No tiene nada que ver el manantial con la estructura. Podría ser un buen año de lluvias en todo el valle, pero si no arreglaban la canalización, las cuatro casitas del pueblacho continuarían sin agua, y seguiría habiendo que ir a buscarla a otros valles. Y si no acondicionaban la maltrecha carreterita que pasaba a dos kilómetros, a la menor nevada se quedarían otra vez asilados. Lo que pasa es que seguían ahí los que pensaban que mejor así, que para qué recibir visitas si solos vivían tan a gusto y tan tranquilos, además, a saber los que vinieran lo que se podrían llevar.
Se fueron ya los que en su día propusieron transformar el pueblo: hacer un hotelito o una casa rural, un sendero bien señalizado que recorriera toda la montaña, convertir la antigua cambera en una pista para trineos, que viniera la gente, lo disfrutara y dejaran unos dinerillos. Así podrían arreglar la escuela, adecentar las viviendas y pavimentar la plaza, rehabilitar la fuente. No hubo manera de convencer ni al alcalde ni a sus fieles, así que desistieron y se marcharon. Como pretendieran cortarles la salida, treparon monte arriba y buscaron otros parajes más abiertos, otros sitios más prósperos.

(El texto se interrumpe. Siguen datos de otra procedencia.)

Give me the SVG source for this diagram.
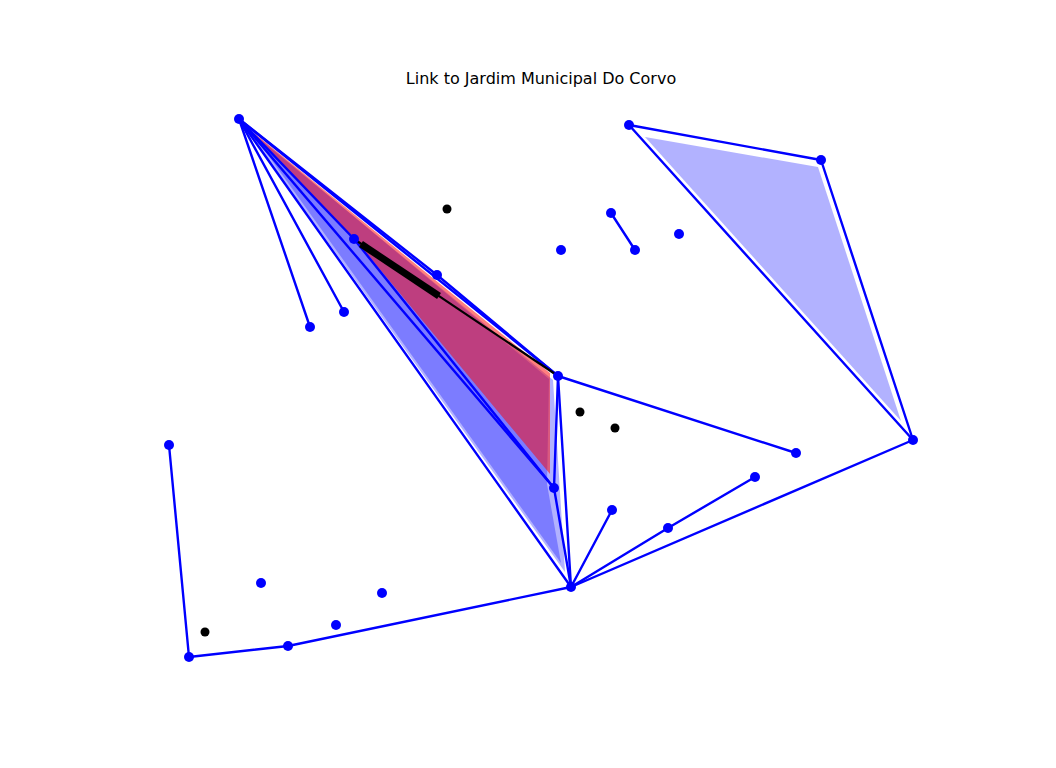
<svg xmlns="http://www.w3.org/2000/svg" width="1056" height="768" viewBox="0 0 1056 768">
<style>
.bl{stroke:#0000ff;stroke-width:2.4;fill:none;stroke-linecap:round}
.bk{stroke:#000000;fill:none}
.nb{fill:#0000ff}
.nk{fill:#000000}
.pb{fill:#0000ff;fill-opacity:0.3;stroke:none}
.pr{fill:#ff0000;fill-opacity:0.5;stroke:none}
.title{font-family:"DejaVu Sans","Liberation Sans",sans-serif;font-size:16px;fill:#000}
</style>
<rect width="1056" height="768" fill="#ffffff"/>
<text class="title" x="541" y="84" text-anchor="middle">Link to Jardim Municipal Do Corvo</text>
<g id="areas">
<polygon class="pb" points="245,127 553,380 565,572"/>
<polygon class="pb" points="250,130 549,379 547,484 561,563"/>
<polygon class="pr" points="244,125 550,373 550,474 358,243"/>
<polygon class="pb" points="645,137 818,167 901,421"/>
</g>
<g id="connectors">
<line class="bl" x1="239" y1="119" x2="310" y2="327"/>
<line class="bl" x1="239" y1="119" x2="344" y2="312"/>
<line class="bl" x1="239" y1="119" x2="354" y2="239"/>
<line class="bl" x1="354" y1="239" x2="554" y2="488"/>
<line class="bl" x1="239" y1="119" x2="554" y2="488"/>
<line class="bl" x1="239" y1="119" x2="571" y2="587"/>
<line class="bl" x1="239" y1="119" x2="437" y2="275"/>
<line class="bl" x1="437" y1="275" x2="558" y2="376"/>
<line class="bl" x1="239" y1="119" x2="558" y2="376"/>
<line class="bl" x1="558" y1="376" x2="554" y2="488"/>
<line class="bl" x1="558" y1="376" x2="571" y2="587"/>
<line class="bl" x1="558" y1="376" x2="796" y2="453"/>
<line class="bl" x1="554" y1="488" x2="571" y2="587"/>
<line class="bl" x1="571" y1="587" x2="612" y2="510"/>
<line class="bl" x1="571" y1="587" x2="668" y2="528"/>
<line class="bl" x1="668" y1="528" x2="755" y2="477"/>
<line class="bl" x1="571" y1="587" x2="913" y2="440"/>
<line class="bl" x1="913" y1="440" x2="629" y2="125"/>
<line class="bl" x1="629" y1="125" x2="821" y2="160"/>
<line class="bl" x1="821" y1="160" x2="913" y2="440"/>
<line class="bl" x1="571" y1="587" x2="288" y2="646"/>
<line class="bl" x1="288" y1="646" x2="189" y2="657"/>
<line class="bl" x1="189" y1="657" x2="169" y2="445"/>
<line class="bl" x1="611" y1="213" x2="635" y2="250"/>
<line class="bk" x1="354" y1="239" x2="558" y2="376" stroke-width="2.2"/>
<line class="bk" x1="361" y1="244" x2="439" y2="296" stroke-width="7"/>
</g>
<g id="nodes">
<circle id="n-A" class="nb" cx="239" cy="119" r="5"/>
<circle id="n-B" class="nb" cx="354" cy="239" r="5"/>
<circle id="n-C" class="nb" cx="437" cy="275" r="5"/>
<circle id="n-D" class="nb" cx="558" cy="376" r="5"/>
<circle id="n-E" class="nb" cx="554" cy="488" r="5"/>
<circle id="n-F" class="nb" cx="571" cy="587" r="5"/>
<circle id="n-G" class="nb" cx="310" cy="327" r="5"/>
<circle id="n-H" class="nb" cx="344" cy="312" r="5"/>
<circle id="n-I" class="nb" cx="629" cy="125" r="5"/>
<circle id="n-J" class="nb" cx="821" cy="160" r="5"/>
<circle id="n-K" class="nb" cx="913" cy="440" r="5"/>
<circle id="n-L" class="nb" cx="796" cy="453" r="5"/>
<circle id="n-M" class="nb" cx="755" cy="477" r="5"/>
<circle id="n-N" class="nb" cx="668" cy="528" r="5"/>
<circle id="n-O" class="nb" cx="612" cy="510" r="5"/>
<circle id="n-P" class="nb" cx="611" cy="213" r="5"/>
<circle id="n-Q" class="nb" cx="635" cy="250" r="5"/>
<circle id="n-R" class="nb" cx="561" cy="250" r="5"/>
<circle id="n-S" class="nb" cx="679" cy="234" r="5"/>
<circle id="n-T" class="nb" cx="169" cy="445" r="5"/>
<circle id="n-U" class="nb" cx="189" cy="657" r="5"/>
<circle id="n-V" class="nb" cx="288" cy="646" r="5"/>
<circle id="n-W" class="nb" cx="336" cy="625" r="5"/>
<circle id="n-X" class="nb" cx="261" cy="583" r="5"/>
<circle id="n-Y" class="nb" cx="382" cy="593" r="5"/>
<circle id="k-1" class="nk" cx="447" cy="209" r="4.5"/>
<circle id="k-2" class="nk" cx="580" cy="412" r="4.5"/>
<circle id="k-3" class="nk" cx="615" cy="428" r="4.5"/>
<circle id="k-4" class="nk" cx="205" cy="632" r="4.5"/>
</g>
</svg>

“Pues mejor, y que no vuelvan”, sentenciaron los dueños de su aldeano feudo, de sus vacas hambrientas, de sus pollos sedientos. Se vive muy bien siendo cabeza de ratón, mandando en tu casa, aunque ya sólo mandes sobre dos, y dentro de poco te quede mandar sobre las sillas y los muebles, antes de que se deshagan de puro rancio. No se movían y no había forma de moverles. Afortunadamente, creían ellos, nadie iba a pasar por allí, no fuera que vinieran a contarles patrañas de cómo había crecido y lo bien que vivían en el pueblo de al lado, ese que hace dos años no era más que una ermita, y ahora además de iglesia tenía biblioteca y polideportivo.
Allí se quedaron los irreductibles con su estructura y su poder, orgullosos de haber resistido las embestidas de los que osaron echarles de su casa. Que años llevaban guardándo y preservando su parcela con celo, y por nada se la iban a quitar, qué se habrían creído esos venidos a más. Así el recóndito pueblecito de la ladera se iría quedando en pueblucho abandonado, los matojos crecerían y se comerían el otrora frondoso bosque, ya no se verían más animales que las ratas y algún que otro buitre que merodeara a ver qué novedades había por ahí. Ni suerte ni futuro, pero ellos siempre le echarían la culpa al mal tiempo. Aunque ese año hubiera llovido a mares.
Por mucho que crezcan arroyos y se llenen las pozas, ya fluya agua fresca y cristalina, si no se limpia la fuente no va a salir gota, porque en el caño se acumula la mugre y termina haciéndose costra. Una costra unida, que jamás será vencida, pero seguirá abandonada a sí misma, lejos todas las contiendas y perdiendo todas las oportunidades.